2

I have a project wherein I have to remove activities from a certain array and store it in another array.

For example:

select_act = [2]
q_active = [2, 3]

The code I have so far looks like this:

for ele in select_act:
    new_q_active = numpy.delete(q_active, numpy.where(ele))
print(new_q_active)

Output: new_q_active = [3]

The objective is to delete elements in q_active if they're already in select_act. The code I have above works for the given example. But for, let's say, all activities in q_active are already in select_act,

q_active = [2, 3]
select_act = [2, 3]

The output I keep getting remains the same where it should be:

new_q_active = []

Any suggestion why I keep getting that? Any help would be appreciated! Thank you!

yatu
  • 86,083
  • 12
  • 84
  • 139
Acee
  • 109
  • 10
  • It is worth asking whether you actually care about the ordering. If not, then `set(q_active) - set(select_act)` would be an efficient way to achieve this. (It can be converted back to a list using `list()` but the ordering will be undefined.) – alani Jun 09 '20 at 11:45

2 Answers2

2

With duplicates

In general, removing while iterating is not a good idea, since you can easily skip values. One way you can do this is defining a boolean mask from the result of np.isin and use it to index q_active. Using this method you'd keep all instances of duplicate values:

select_act = np.array([2])
q_active = np.array([2, 3, 4, 2, 3])

m = np.isin(q_active, select_act, invert=True)
# array([ True, False])
q_active[m]
# array([3, 4, 3])

Without duplicates

It might also be worth mentioning np.setdiff1d, which in the case there are no duplciates and order is not important is good option:

select_act = np.array([2])
q_active = np.array([4, 2, 3])

np.setdiff1d(q_active, select_act)
# array([3, 4])

Comparison between both methods (interesting in the case we don't want to keep duplicates, otherwise the former is needed):

q_active = np.random.randint(1,20_000,10_000)
select_act = np.random.randint(1,20_000,5_000)

%%timeit
m = np.isin(q_active, select_act, invert=True)
q_active[m]
# 1.01 ms ± 14.5 µs per loop (mean ± std. dev. of 7 runs, 1000 loops each)

%%timeit
m = np.in1d(q_active, select_act, invert=True)
q_active[m]
# 1.01 ms ± 26.3 µs per loop (mean ± std. dev. of 7 runs, 1000 loops each)

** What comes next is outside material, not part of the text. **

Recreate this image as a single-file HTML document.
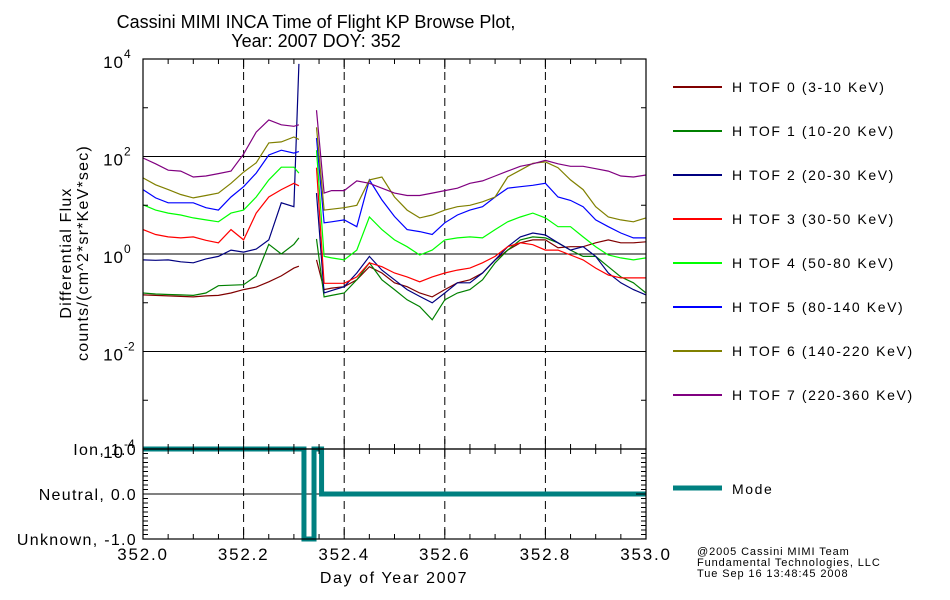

%timeit np.setdiff1d(q_active, select_act)
# 808 µs ± 7.54 µs per loop (mean ± std. dev. of 7 runs, 1000 loops each)
yatu
  • 86,083
  • 12
  • 84
  • 139
1

Depending on whether you need to use numpy (which seems overkill for this task) you can achieve this by using set theory:

new_q_active = list(set(q_active).difference(set(select_act)))

Alternatively, a list comprehension would also do the trick:

new_q_active = [x for x in q_active if x not in select_act]

mdmjsh
  • 915
  • 9
  • 20